Source data –
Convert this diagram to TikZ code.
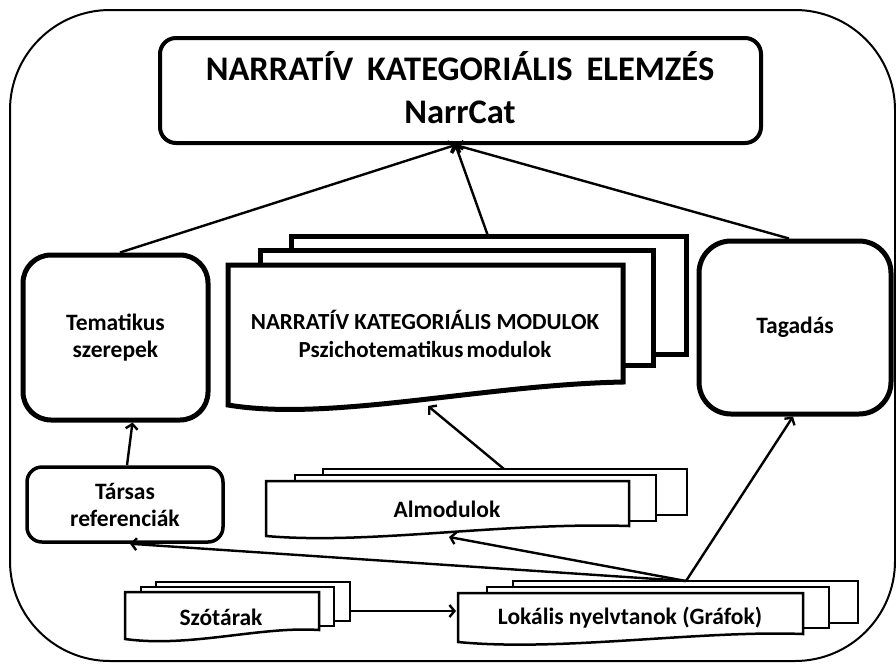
\documentclass[tikz,border=0pt]{standalone}
\usepackage{fontspec}
\setmainfont{Carlito}
\usetikzlibrary{arrows.meta}
\begin{document}
\begin{tikzpicture}[x=1pt,y=-1pt,
  arr/.style={line width=2.4pt,-{Straight Barb[length=5pt,width=12pt,line width=2.4pt]}},
  bigbox/.style={draw,line width=5pt,rounded corners=28pt,align=center,font=\fontsize{23.5}{27}\selectfont\bfseries,inner sep=0pt},
  txt/.style={align=center,font=\fontsize{23.5}{27}\selectfont\bfseries,inner sep=0pt},
  pagethick/.style={draw,fill=white,line width=5pt,line join=miter},
  pagethin/.style={draw,fill=white,line width=2.5pt,line join=miter}]
\useasboundingbox (0,0) rectangle (896,664);
\fill[white] (0,0) rectangle (896,664);
% outer frame
\draw[line width=2pt,rounded corners=100pt] (10,10) rectangle (895,661);
% title
\node[draw,line width=4pt,rounded corners=16pt,minimum width=601pt,minimum height=105pt,inner sep=0pt] (title) at (460.5,90.5) {};
\node[align=center,font=\fontsize{34.5}{43}\selectfont\bfseries,inner sep=0pt] (titletxt) at (460,88) {NARRATÍV\hspace{14pt}KATEGORIÁLIS\hspace{14pt}ELEMZÉS\\NarrCat};
% Tematikus
\node[bigbox,minimum width=185pt,minimum height=165pt] (tema) at (115.5,337.5) {Tematikus\\szerepek};
% Tagadas
\node[bigbox,rounded corners=32pt,minimum width=192pt,minimum height=173pt] (taga) at (795,327.5) {Tagadás};
% Tarsas
\node[draw,line width=3.5pt,rounded corners=15pt,minimum width=196pt,minimum height=75pt,align=center,font=\fontsize{23.5}{27}\selectfont\bfseries,inner sep=0pt] (tars) at (125,504.5) {Társas\\referenciák};
% NARRATIV modules (multi-document)
\draw[pagethick] (291,236) rectangle (686,354);
\draw[pagethick] (260,250) rectangle (653,365);
\draw[pagethick] (228,405) -- (228,265) -- (623,265) -- (623,382) .. controls (480,385) and (330,422) .. cycle;
\node[align=center,font=\fontsize{23}{28}\selectfont\bfseries,inner sep=0pt] (mod) at (425,334) {NARRATÍV KATEGORIÁLIS MODULOK\\Pszichotematikus\hspace{-2pt} modulok};
\coordinate (modtop) at (488,236);
\coordinate (modbot) at (428,406);
% Almodulok
\draw[pagethin] (323,469) rectangle (687,515);
\draw[pagethin] (295,475) rectangle (656,521);
\draw[pagethin] (266,536) -- (266,481) -- (629,481) -- (629,526) .. controls (500,522) and (370,545) .. cycle;
\node[txt] (almod) at (447,509) {Almodulok};
\coordinate (almodtop) at (504,469);
\coordinate (almodbot) at (449,537);
% Szotarak
\draw[pagethin] (156,582) rectangle (350,621);
\draw[pagethin] (141,587) rectangle (334,626);
\draw[pagethin] (125,639) -- (125,592) -- (319,592) -- (319,630) .. controls (260,626) and (190,648) .. cycle;
\node[txt] (szot) at (221,617) {Szótárak};
\coordinate (szotright) at (350,611);
% Lokalis
\draw[pagethin] (513,581) rectangle (858,623);
\draw[pagethin] (487,587) rectangle (829,628);
\draw[pagethin] (458,642) -- (458,593) -- (803,593) -- (803,634) .. controls (700,630) and (560,652) .. cycle;
\node[txt] (lok) at (630,618) {Lokális nyelvtanok (Gráfok)};
\coordinate (loktop) at (686,581);
\coordinate (lokleft) at (456,611);
\coordinate (titlein) at ([xshift=-5pt]title.south);
% connectors
\draw[arr] ([xshift=4.5pt]tema.north) -- (titlein);
\draw[arr] (modtop) -- (titlein);
\draw[arr] ([xshift=-6pt]taga.north) -- (titlein);
\draw[arr] (almodtop) -- (modbot);
\draw[arr] ([xshift=2pt]tars.north) -- ([xshift=17pt]tema.south);
\draw[arr] (szotright) -- (lokleft);
\draw[arr] (loktop) -- ([xshift=-2pt]taga.south);
\draw[arr] (loktop) -- (almodbot);
\draw[arr] (loktop) -- ([xshift=5pt]tars.south);
\end{tikzpicture}
\end{document}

Exercise prompt – Pictures are excluded; output everything else in the data verbatim.

Finished task –
Convert this diagram to TikZ code.
\documentclass[tikz,border=0pt]{standalone}
\usepackage{fontspec}
\setmainfont{Carlito}
\usetikzlibrary{arrows.meta}
\begin{document}
\begin{tikzpicture}[x=1pt,y=-1pt,
  arr/.style={line width=2.4pt,-{Straight Barb[length=5pt,width=12pt,line width=2.4pt]}},
  bigbox/.style={draw,line width=5pt,rounded corners=28pt,align=center,font=\fontsize{23.5}{27}\selectfont\bfseries,inner sep=0pt},
  txt/.style={align=center,font=\fontsize{23.5}{27}\selectfont\bfseries,inner sep=0pt},
  pagethick/.style={draw,fill=white,line width=5pt,line join=miter},
  pagethin/.style={draw,fill=white,line width=2.5pt,line join=miter}]
\useasboundingbox (0,0) rectangle (896,664);
\fill[white] (0,0) rectangle (896,664);
% outer frame
\draw[line width=2pt,rounded corners=100pt] (10,10) rectangle (895,661);
% title
\node[draw,line width=4pt,rounded corners=16pt,minimum width=601pt,minimum height=105pt,inner sep=0pt] (title) at (460.5,90.5) {};
\node[align=center,font=\fontsize{34.5}{43}\selectfont\bfseries,inner sep=0pt] (titletxt) at (460,88) {NARRATÍV\hspace{14pt}KATEGORIÁLIS\hspace{14pt}ELEMZÉS\\NarrCat};
% Tematikus
\node[bigbox,minimum width=185pt,minimum height=165pt] (tema) at (115.5,337.5) {Tematikus\\szerepek};
% Tagadas
\node[bigbox,rounded corners=32pt,minimum width=192pt,minimum height=173pt] (taga) at (795,327.5) {Tagadás};
% Tarsas
\node[draw,line width=3.5pt,rounded corners=15pt,minimum width=196pt,minimum height=75pt,align=center,font=\fontsize{23.5}{27}\selectfont\bfseries,inner sep=0pt] (tars) at (125,504.5) {Társas\\referenciák};
% NARRATIV modules (multi-document)
\draw[pagethick] (291,236) rectangle (686,354);
\draw[pagethick] (260,250) rectangle (653,365);
\draw[pagethick] (228,405) -- (228,265) -- (623,265) -- (623,382) .. controls (480,385) and (330,422) .. cycle;
\node[align=center,font=\fontsize{23}{28}\selectfont\bfseries,inner sep=0pt] (mod) at (425,334) {NARRATÍV KATEGORIÁLIS MODULOK\\Pszichotematikus\hspace{-2pt} modulok};
\coordinate (modtop) at (488,236);
\coordinate (modbot) at (428,406);
% Almodulok
\draw[pagethin] (323,469) rectangle (687,515);
\draw[pagethin] (295,475) rectangle (656,521);
\draw[pagethin] (266,536) -- (266,481) -- (629,481) -- (629,526) .. controls (500,522) and (370,545) .. cycle;
\node[txt] (almod) at (447,509) {Almodulok};
\coordinate (almodtop) at (504,469);
\coordinate (almodbot) at (449,537);
% Szotarak
\draw[pagethin] (156,582) rectangle (350,621);
\draw[pagethin] (141,587) rectangle (334,626);
\draw[pagethin] (125,639) -- (125,592) -- (319,592) -- (319,630) .. controls (260,626) and (190,648) .. cycle;
\node[txt] (szot) at (221,617) {Szótárak};
\coordinate (szotright) at (350,611);
% Lokalis
\draw[pagethin] (513,581) rectangle (858,623);
\draw[pagethin] (487,587) rectangle (829,628);
\draw[pagethin] (458,642) -- (458,593) -- (803,593) -- (803,634) .. controls (700,630) and (560,652) .. cycle;
\node[txt] (lok) at (630,618) {Lokális nyelvtanok (Gráfok)};
\coordinate (loktop) at (686,581);
\coordinate (lokleft) at (456,611);
\coordinate (titlein) at ([xshift=-5pt]title.south);
% connectors
\draw[arr] ([xshift=4.5pt]tema.north) -- (titlein);
\draw[arr] (modtop) -- (titlein);
\draw[arr] ([xshift=-6pt]taga.north) -- (titlein);
\draw[arr] (almodtop) -- (modbot);
\draw[arr] ([xshift=2pt]tars.north) -- ([xshift=17pt]tema.south);
\draw[arr] (szotright) -- (lokleft);
\draw[arr] (loktop) -- ([xshift=-2pt]taga.south);
\draw[arr] (loktop) -- (almodbot);
\draw[arr] (loktop) -- ([xshift=5pt]tars.south);
\end{tikzpicture}
\end{document}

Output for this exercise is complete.